A racing promoter will have to slow down before the City Council gives him the green light for a new grand prix-style race next year. First, City Manager Robert Obering must check out details about the proposed race around the Florida Suncoast Dome Oct. 30 to Nov. 1, 1992. Next month he will advise the City Council whether the race seems like a good idea and whether the promoter, William T. McVey, deserves the city's attention.
Thursday, McVey told the council he wanted their permission to hold the race but not their money.
Obering was asked to acquire specifics about the race, but some council members also said they wanted to clear up the "clouds" concerning McVey's background. The St. Petersburg Times reported Thursday that McVey ran into problems and controversy when he tried to promote racing in New Orleans and League City, Texas.
New Orleans officials canceled permission for the 1987 New Orleans International Racefest after they said McVey failed to pay a $465,000 performance bond. He told the Times this week he had the money but his race was doomed when he refused to pay bribes to two New Orleans City Council members, whom he would not name.
In Texas, McVey last month resigned as head of Race Marketing Associates after it was disclosed he had been arrested in Tampa in 1983 for possession of marijuana and manufacturing a controlled substance. He was never prosecuted.
His Race Marketing Associates wants to put a permanent speedway in League City, 25 miles south of Houston, angering some homeowners nearby and fueling a bitter political fight.

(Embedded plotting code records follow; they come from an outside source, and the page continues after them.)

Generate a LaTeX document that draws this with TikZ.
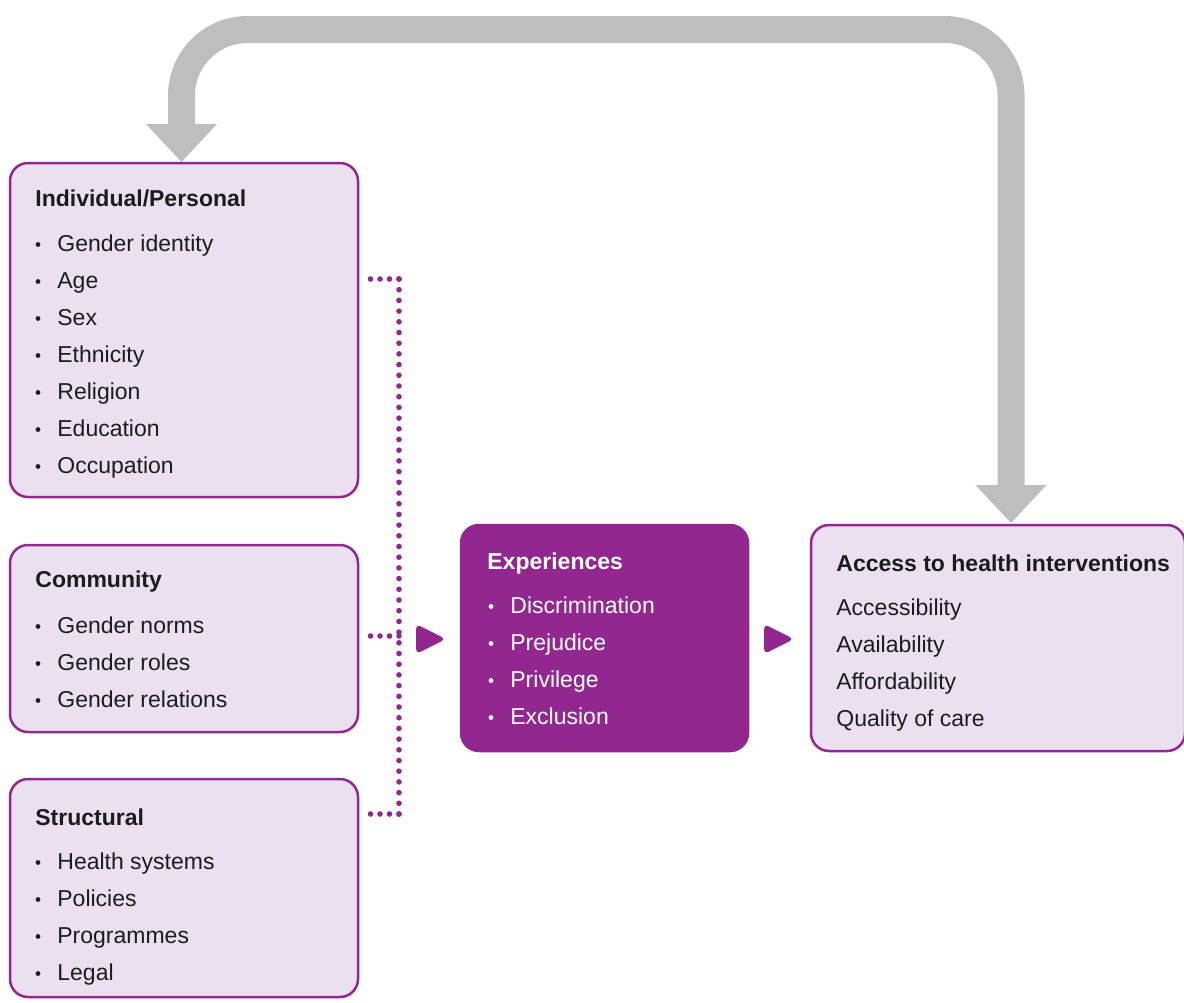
\documentclass[tikz,border=0pt]{standalone}
\usepackage{fontspec}
\setmainfont{Liberation Sans}
\usepackage{xcolor}
\usepackage{tikz}
\usetikzlibrary{arrows.meta, positioning, calc}

\definecolor{vpurple}{RGB}{146,39,143}
\definecolor{vlilac}{RGB}{235,224,239}
\definecolor{vgray}{RGB}{188,190,192}
\definecolor{vtext}{RGB}{28,28,28}

\begin{document}
\begin{tikzpicture}[x=0.5pt, y=-0.5pt,
    factor/.style={draw=vpurple, fill=vlilac, line width=1.25pt, rounded corners=9pt,
                   anchor=north west, inner sep=0pt, outer sep=0pt},
    heading/.style={anchor=base west, inner sep=0pt, text=vtext,
                    font=\bfseries\fontsize{11.5}{14}\selectfont},
    entry/.style={anchor=base west, inner sep=0pt, text=vtext,
                  font=\fontsize{11.5}{14}\selectfont},
    dots/.style={vpurple, line width=2.8pt, line cap=round, dash pattern=on 0pt off 4.75pt},
    feedback/.style={vgray, line width=13.5pt, rounded corners=33pt,
                     {Triangle[width=35.5pt, length=19pt, line width=0pt]}-{Triangle[width=35.5pt, length=19pt, line width=0pt]}},
    pointer/.style={fill=vpurple, rounded corners=2.5pt}]
    \useasboundingbox (0,0) rectangle (1184,1002);

    % Determinant boxes
    \node[factor, minimum width=174pt, minimum height=167pt] (indiv) at (10,163) {};
    \node[factor, minimum width=174pt, minimum height=93.5pt] (commun) at (10,545) {};
    \node[factor, minimum width=174pt, minimum height=109pt] (struct) at (10,779) {};

    % Experiences and access boxes
    \node[factor, fill=vpurple, minimum width=143.5pt, minimum height=113pt] (exper) at (461,525) {};
    \node[factor, minimum width=187pt, minimum height=113pt] (access) at (811,525) {};

    % Individual/Personal
    \node[heading] (indivT) at (35,206) {Individual/Personal};
    \foreach \t [count=\i] in {Gender identity, Age, Sex, Ethnicity, Religion, Education, Occupation} {
        \node[entry] (indiv\i) at (57,{214+37*\i}) {\t};
        \fill[vtext] (38,{207.5+37*\i}) circle (1.2pt);
    }

    % Community
    \node[heading] (communT) at (35,587) {Community};
    \foreach \t [count=\i] in {Gender norms, Gender roles, Gender relations} {
        \node[entry] (commun\i) at (57,{596+37*\i}) {\t};
        \fill[vtext] (38,{589.5+37*\i}) circle (1.2pt);
    }

    % Structural
    \node[heading] (structT) at (35,825) {Structural};
    \foreach \t [count=\i] in {Health systems, Policies, Programmes, Legal} {
        \node[entry] (struct\i) at (57,{832+37*\i}) {\t};
        \fill[vtext] (38,{825.5+37*\i}) circle (1.2pt);
    }

    % Experiences
    \node[heading, text=white] (experT) at (487,569) {Experiences};
    \foreach \t [count=\i] in {Discrimination, Prejudice, Privilege, Exclusion} {
        \node[entry, text=white] (exper\i) at (510,{576+37*\i}) {\t};
        \fill[white] (491,{569.5+37*\i}) circle (1.2pt);
    }

    % Access to health interventions
    \node[heading] (accessT) at (836,571) {Access to health interventions};
    \foreach \t [count=\i] in {Accessibility, Availability, Affordability, Quality of care} {
        \node[entry] (access\i) at (836,{578+37*\i}) {\t};
    }

    % Dotted links into the experiences
    \coordinate (dTop) at (399,279);
    \coordinate (dMid) at (399,636);
    \coordinate (dBot) at (399,814);
    \draw[dots] (dTop) -- ([xshift=1.5pt]indiv.east |- dTop);
    \draw[dots] (dMid) -- ([xshift=1.5pt]commun.east |- dMid);
    \draw[dots] (dBot) -- ([xshift=1.5pt]struct.east |- dBot);
    \draw[dots, dash pattern=on 0pt off 5.35pt] (dTop) -- (dBot);

    % Flow pointers
    \fill[pointer] (416,624) -- (446,639) -- (416,654) -- cycle;
    \fill[pointer] (764,624) -- (794,639) -- (764,654) -- cycle;

    % Feedback arrow
    \coordinate (fbL) at (181.5,162);
    \coordinate (fbR) at (1011,523);
    \draw[feedback] (fbR) -- (fbR |- 0,29.5) -- (fbL |- 0,29.5) -- (fbL);
\end{tikzpicture}
\end{document}
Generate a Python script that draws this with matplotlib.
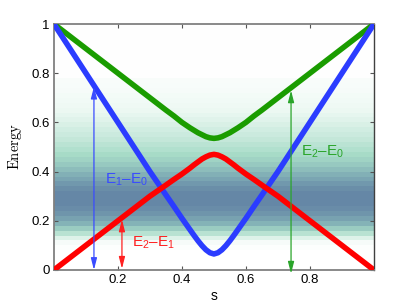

The Houston Chronicle also reported that McVey listed a never-developed race track in Mississippi as one of the so-called developed projects he included in his resume. The newspaper said he called the listing a mistake.
McVey founded the original St. Petersburg Grand Prix, which first ran in 1985, but he sold out his interest before the first race. He said he never got any money. The St. Petersburg Grand Prix ran its last race in 1990, then headed to bankruptcy court earlier this year amid debts.
Those debts are partly why McVey says he can make money when others could not. He said he can buy used barricades and other equipment from defunct racing promoters here, in Tampa and in West Palm Beach, at substantial savings. There now is no racing competition from Tampa, and the new race course, centered around the Florida Suncoast Dome, would offer wider, safer streets, he said.
McVey wants a three-day event with several classes of races including Trans-Am and Can-Am, and a weeklong series of concerts, charity golf tournaments, foot races, a regatta, seafood cookoff and ugly dog contest.
He told the council television coverage of the event would focus national and international attention on the area. The economic impact to the community, he said, could be $16-million to $18-million _ including a share for residents near the Dome, who could operate a concessions booth, he said.
He later identified his television contact as ITI Sports, a television sports-production company based in Atlanta.
Bill Imboden, ITI's chief executive officer, said McVey called Wednesday and talked to ITI's operations manager. Representatives of the Sports Car Club of America, or SCCA, were in the office at the time and said they knew and approved of McVey's plans for a new race, Imboden said. "We told him that if it goes together, we'd definitely be interested in it."
McVey told the council Thursday that he needed a decision before Sept. 1, in order to comply with the scheduling of the SCCA, which sanctions races. "If we don't have it together by that date, we will have to wait until 1993," he said.
Council member William Griswold asked McVey about New Orleans and why that race never occurred. McVey gave reasons including a developer who would only let him run the race around the Superdome for one year, leading to excessive paving costs as the course would have to be moved. He said the city's performance bond demand was "totally unreasonable."
He told the St. Petersburg City Council he would be willing to post a performance bond of about $150,000 "for the city services portion . . . when it is timely."
Then Griswold asked if sponsors of the New Orleans race got their money back. "No one requested a refund of sponsor money," McVey said.
But one of his sponsors from New Orleans remembers things differently.
"I had put $3,000 into the Racefest .
. and I heard on the radio that he didn't put down some money so the race was canceled," recalled Michael Potter, a district manager for Mac Tools who at the time worked in New Orleans. He now lives in St. Petersburg.
"I went down to his office the next morning and there was a line of people there waiting to get their money. And the place was locked up. . . . At eight o'clock the morning after the news came out that the race was canceled, he was gone and there was no one to get a refund from."